Our heroes are Sonny (Keifer Sutherland) and Pepper (Woody Harrelson), rodeo cowboys who follow a missing friend to the Big Apple. He has gone there to fetch his daughter, an illegal immigrant from Cuba. Their only ally against the evil villain John Stark (Dylan McDermott) is a mounted policeman, Sam Shaw (Ernie Hudson, the film's only saving grace).

Don't worry about the ludicrous plot details; the quarter-baked script is strictly from fantasyland. Director Gregg Champion's work is no better. But those flaws wouldn't matter if Sutherland and Harrelson had the same screen rapport that makes the ``Lethal Weapon'' films so enjoyable. In this case, though, there's almost an anti-chemistry at work. These two are barely in the same movie.
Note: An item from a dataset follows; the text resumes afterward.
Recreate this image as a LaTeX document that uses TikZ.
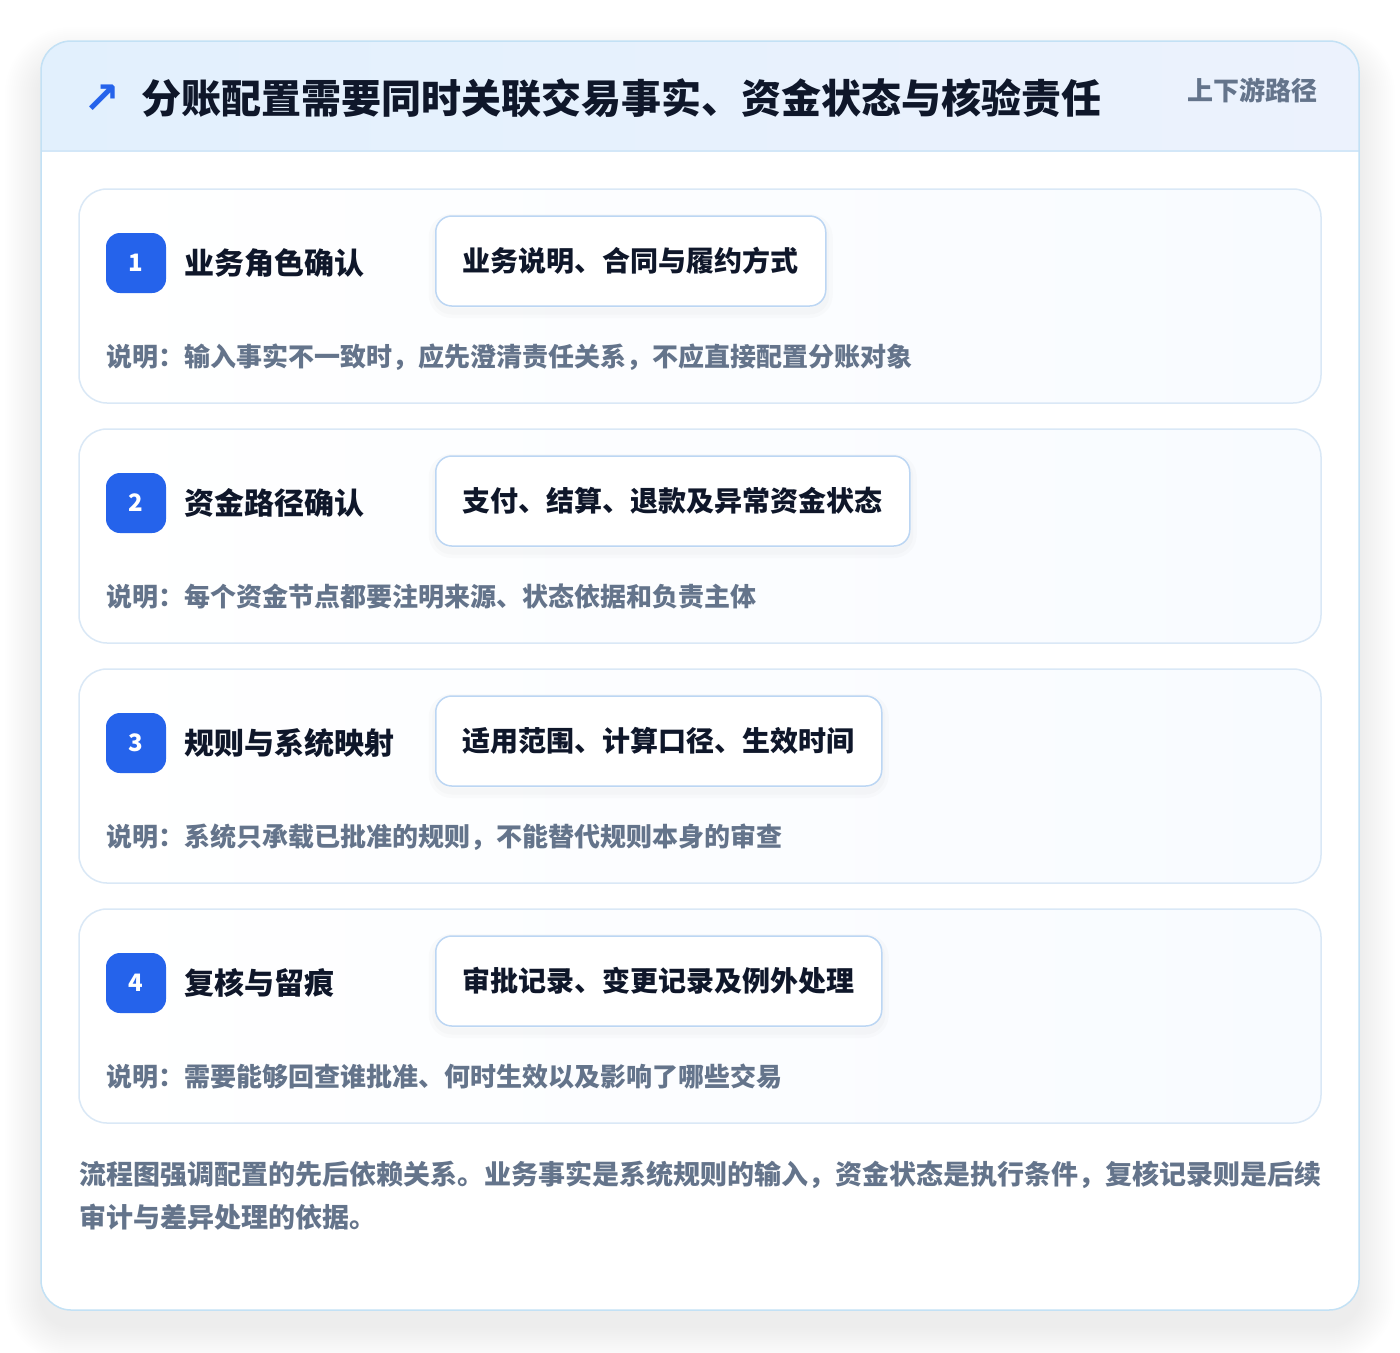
\documentclass[tikz,border=0pt]{standalone}
\usepackage{fontspec}
\setmainfont{Noto Sans CJK SC}
\newfontfamily\symfont{DejaVu Sans}
\usetikzlibrary{positioning}

\definecolor{pageline}{HTML}{C3E1F5}
\definecolor{headleft}{HTML}{E2F0FD}
\definecolor{headright}{HTML}{ECF2FD}
\definecolor{headrule}{HTML}{D3E7F8}
\definecolor{cardline}{HTML}{DAE8F6}
\definecolor{cardtint}{HTML}{F8FBFF}
\definecolor{tagline}{HTML}{BCD6F3}
\definecolor{badgeblue}{HTML}{2563EB}
\definecolor{ink}{HTML}{0F172A}
\definecolor{slate}{HTML}{64748B}

\begin{document}
\begin{tikzpicture}[x=1pt,y=-1pt,
  card/.style={draw=cardline, line width=1.5pt, rounded corners=28pt,
    left color=white, right color=cardtint},
  badge/.style={fill=badgeblue, rounded corners=14pt, minimum size=60pt,
    inner sep=0pt, text=white, font=\bfseries\fontsize{24}{24}\selectfont},
  steptitle/.style={anchor=west, inner sep=0pt, text=ink,
    font=\bfseries\fontsize{30}{30}\selectfont},
  tagbox/.style={anchor=west, draw=tagline, line width=1.5pt, fill=white,
    rounded corners=16pt, minimum height=90pt, inner xsep=27pt, text=ink,
    font=\bfseries\fontsize{28}{28}\selectfont,
    preaction={draw=black, opacity=0.015, line width=14pt, transform canvas={yshift=-5pt}},
    preaction={draw=black, opacity=0.015, line width=7pt, transform canvas={yshift=-5pt}}},
  note/.style={anchor=west, inner sep=0pt, text=slate,
    font=\bfseries\fontsize{26}{26}\selectfont},
  summary/.style={anchor=west, inner sep=0pt, text=slate,
    font=\bfseries\fontsize{27}{27}\selectfont}]

\useasboundingbox[fill=white] (0,0) rectangle (1400,1352);

% soft shadow of the page card
\foreach \s in {2,4,...,36}
  \fill[black, opacity=0.0035, rounded corners={30pt+\s pt}]
    (41-\s,{41-\s+22}) rectangle (1359+\s,{1310+\s+16});

\fill[white, rounded corners=30pt] (41,41) rectangle (1359,1310);
\begin{scope}
  \clip[rounded corners=30pt] (41,41) rectangle (1359,1310);
  \fill[left color=headleft, right color=headright] (41,41) rectangle (1359,151);
  \draw[headrule, line width=1.5pt] (41,151) -- (1359,151);
\end{scope}
\draw[pageline, line width=1.5pt, rounded corners=30pt] (41,41) rectangle (1359,1310);

% header
\node[anchor=center, inner sep=0pt, text=badgeblue, font=\symfont\bfseries\fontsize{44}{44}\selectfont]
  (icon) at (102,99) {↗};
\node[anchor=west, inner sep=0pt, text=ink, font=\bfseries\fontsize{40}{40}\selectfont]
  (title) at (141,98) {分账配置需要同时关联交易事实、资金状态与核验责任};
\node[anchor=east, inner sep=0pt, text=slate, font=\bfseries\fontsize{26}{26}\selectfont]
  (route) at (1318,90) {上下游路径};

% steps
\foreach \n/\ttl/\tag/\txt [count=\i from 0] in {
  1/{业务角色确认}/{业务说明、合同与履约方式}/{输入事实不一致时，应先澄清责任关系，不应直接配置分账对象},
  2/{资金路径确认}/{支付、结算、退款及异常资金状态}/{每个资金节点都要注明来源、状态依据和负责主体},
  3/{规则与系统映射}/{适用范围、计算口径、生效时间}/{系统只承载已批准的规则，不能替代规则本身的审查},
  4/{复核与留痕}/{审批记录、变更记录及例外处理}/{需要能够回查谁批准、何时生效以及影响了哪些交易}}{
  \pgfmathsetmacro\top{189+240*\i}
  \draw[card] (79,\top) rectangle (1321,{\top+214});
  \node[badge] (badge\n) at (136,{\top+74}) {\n};
  \node[steptitle] (step\n) at (184,{\top+74}) {\ttl};
  \node[tagbox] (tag\n) at (435,{\top+72}) {\tag};
  \node[note] (note\n) at (106,{\top+168}) {说明：\txt};
}

% closing remark
\node[summary] (sum1) at (79,1175) {流程图强调配置的先后依赖关系。业务事实是系统规则的输入，资金状态是执行条件，复核记录则是后续};
\node[summary] (sum2) at (79,1217) {审计与差异处理的依据。};

\end{tikzpicture}
\end{document}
For his part, Sutherland looks to be embarrassed by his co-star, and rightly so. Harrelson hams it up so obnoxiously as a semi-literate stud muffin that he seems oblivious to everything and everyone around him.

So, despite its heavy-duty ad campaign, ``The Cowboy Way'' arrives as the first real disaster of the summer.

The Cowboy Way

1/2 *

A Universal release playing at the Salem Valley 8, Valley View Mall 6. 123 min. Rated PG-13 for a lot of strong language, mild violence and sexual content.